Friday, September 21, 2012

Movie Review: Dredd 3D


In an industry dominated by a glut of remakes, reboots, sequels, prequels and spiritual successors, the rehash of Judge Dredd seemed like a very bad idea on paper. Add in the 3D and the lopsided grin first look of the film and it seemed like a disaster in the making. Surprisingly, Dredd 3D defies all kinds of expectations to blast through its 90 minutes and even makes us long for a sequel.
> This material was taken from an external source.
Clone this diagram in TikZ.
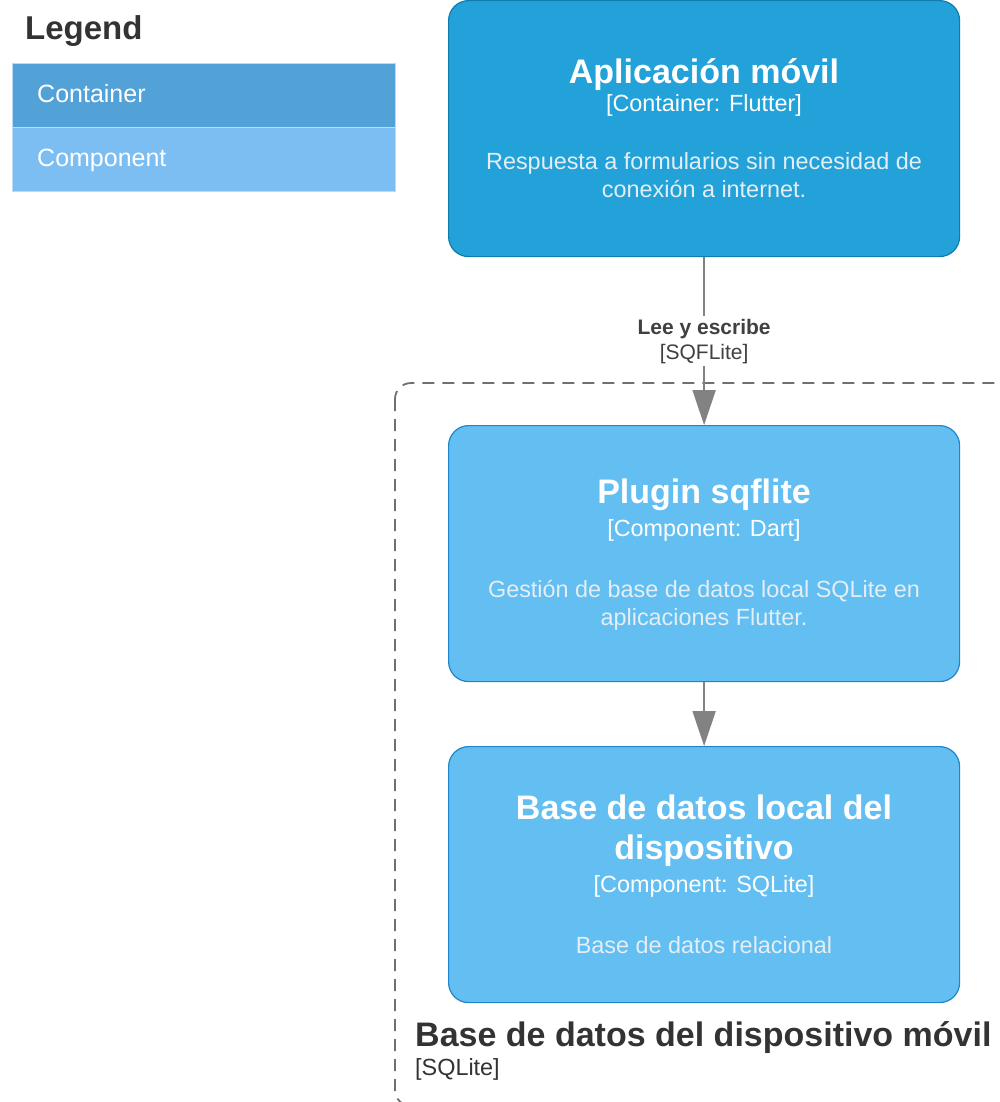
\documentclass[tikz,border=0pt]{standalone}
\usepackage{fontspec}
\setmainfont{Liberation Sans}
\usetikzlibrary{arrows.meta}
\definecolor{contfill}{HTML}{23A2D9}
\definecolor{contline}{HTML}{0E7DAD}
\definecolor{compfill}{HTML}{63BEF2}
\definecolor{compline}{HTML}{2086C9}
\definecolor{legcont}{HTML}{52A2D8}
\definecolor{legcomp}{HTML}{7DBEF2}
\definecolor{legline}{HTML}{B8DCF5}
\definecolor{reltext}{HTML}{404040}
\definecolor{relline}{HTML}{828282}
\definecolor{boundline}{HTML}{707070}
\definecolor{darktext}{HTML}{333333}
\definecolor{desctext}{HTML}{E4EEF4}
\begin{document}
\begin{tikzpicture}[x=1pt,y=-1pt,
  c4box/.style={rounded corners=20pt, line width=1.2pt, minimum width=511pt,
    minimum height=256pt, inner sep=0pt, anchor=north west},
  contbox/.style={c4box, fill=contfill, draw=contline},
  compbox/.style={c4box, fill=compfill, draw=compline},
  titletxt/.style={anchor=base, text=white, font=\fontsize{34}{40}\selectfont\bfseries, align=center, inner sep=0pt},
  techtxt/.style={anchor=base, text=white, font=\fontsize{23.4}{28}\selectfont, inner sep=0pt},
  desctxt/.style={anchor=base, text=desctext, font=\fontsize{23.4}{28}\selectfont, align=center, inner sep=0pt},
  rel/.style={draw=relline, line width=2pt, -{Triangle[length=35pt,width=23pt]}},
  rellabel/.style={fill=white, text=reltext, align=center, inner sep=3pt,
    font=\fontsize{21}{25}\selectfont},
  legrow/.style={minimum width=383pt, minimum height=64pt, inner sep=0pt, anchor=north west, draw=legline, line width=1pt},
  legtxt/.style={anchor=base west, text=white, font=\fontsize{25}{30}\selectfont, inner sep=0pt},
]
\useasboundingbox (0,0) rectangle (1000,1102);

% Legend
\node[anchor=base west, text=darktext, font=\fontsize{33}{38}\selectfont\bfseries, inner sep=0pt] (legtitle) at (25,40) {Legend};
\node[legrow, fill=legcont] (legcontainer) at (12,63) {};
\node[legrow, fill=legcomp] (legcomponent) at (12,127) {};
\node[legtxt] (legconttxt) at (37,103) {Container};
\node[legtxt] (legcomptxt) at (37,167) {Component};

% Boundary
\draw[draw=boundline, line width=1.8pt, dash pattern=on 12pt off 8pt, rounded corners=16pt]
  (395,383) rectangle (1030,1106);
\node[anchor=base west, text=darktext, font=\fontsize{34}{40}\selectfont\bfseries, inner sep=0pt] (boundtitle) at (415,1046) {Base de datos del dispositivo móvil};
\node[anchor=base west, text=darktext, font=\fontsize{23.4}{28}\selectfont, inner sep=0pt] (boundtech) at (415,1075) {[SQLite]};

% Boxes
\node[contbox] (app) at (448,0) {};
\node[compbox] (plugin) at (448,425) {};
\node[compbox] (db) at (448,746) {};

% App text
\node[titletxt] (apptitle) at (704,84) {Aplicación móvil};
\node[techtxt] (apptech) at (704,112) {[Container: Flutter]};
\node[desctxt] (appdesc1) at (704,170) {Respuesta a formularios sin necesidad de};
\node[desctxt] (appdesc2) at (704,197) {conexión a internet.};

% Plugin text
\node[titletxt] (plugintitle) at (704,503) {Plugin sqflite};
\node[techtxt] (plugintech) at (704,536) {[Component: Dart]};
\node[desctxt] (plugindesc1) at (704,597) {Gestión de base de datos local SQLite en};
\node[desctxt] (plugindesc2) at (704,625) {aplicaciones Flutter.};

% DB text
\node[titletxt] (dbtitle1) at (704,819) {Base de datos local del};
\node[titletxt] (dbtitle2) at (704,859) {dispositivo};
\node[techtxt] (dbtech) at (704,892) {[Component: SQLite]};
\node[desctxt] (dbdesc) at (704,953) {Base de datos relacional};

% Connectors
\draw[rel] (app.south) -- (plugin.north)
  node[rellabel, midway] (rel1label) {\textbf{Lee y escribe}\\{[SQFLite]}};
\draw[rel] (plugin.south) -- (db.north);
\end{tikzpicture}
\end{document}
Dredd works so well mostly because it is written by Alex Garland, who is slowly approaching the geekdom levels of Joss Whedon - he wrote the cult hit novel The Beach (which was bastardized by Hollywood) and also the movies Sunshine, 28 days later and Never let me go. Garland and director Pete Travis bring back the gritty violence and the deadpan humor found in the Judge Dredd comics, a far cry from the horribly cartoonish 1995 Sylvester Stallone movie.
We’re introduced to a sort-of-post-apocalyptic-dystopian-futuristic New York City where tens of thousands of crimes occur every single day. To keep things under control are Judges – Robocop style law enforcement officers with cool motorbikes and handheld guns. Judge Dredd (Karl Urban) is handed the task of evaluating a rookie (Olivia Thirlby) and he takes her to a high rise building crime scene where a couple of guys were skinned alive and tossed from an unknown floor balcony. The routine investigation turns into a nightmare as the building locks down and a drug lord sends out a horde of gangsters to shoot down the two cops. Dredd is left to blast his way through the various floors, with only his trusty voice-commanded handgun at his disposal.
The premise sounds a bit like The Raid Redemption but know that Garland began work on the movie much before that film was made. Comparisons to the Indonesian film are inevitable and it’s easy to dismiss Dredd for its lack of Silat martial arts, however there are enough bullets and droolworthy slow-mo gunplay to compensate. Cinematographer Anthony Dod Mantle’s expressionist super slow-mo 3D camera gives an effect that can best be described as a splash of ice cold soda on your face. All the coolness is contrasted by the mega hot (in a slightly disgusting way) Lena Heady as Mama the psychotic drug lord who makes you forget about Thirlby’s clichéd, irritating video game side character.
Naturally the best thing about Dredd 3D is its constrained single location, and it makes the film a hell of a lot more exciting than most of the big CGI overloaded Michael Bay cringefests. Karl Urban never takes off his helmet but is still more expressive than 99 percent of the actors out there – it helps that he hurls one liners with the clanging deadpan style of Munnabhai Sanjay Dutt. A lot of the humor in ­Dredd seems self-referential, in one scene a goon talks about cops in the city being like meat grinders, which may or may not allude to the way reboots are made nowadays to pave a ways for a franchise. If a sequel is indeed made, I’ll be the first in line to watch it.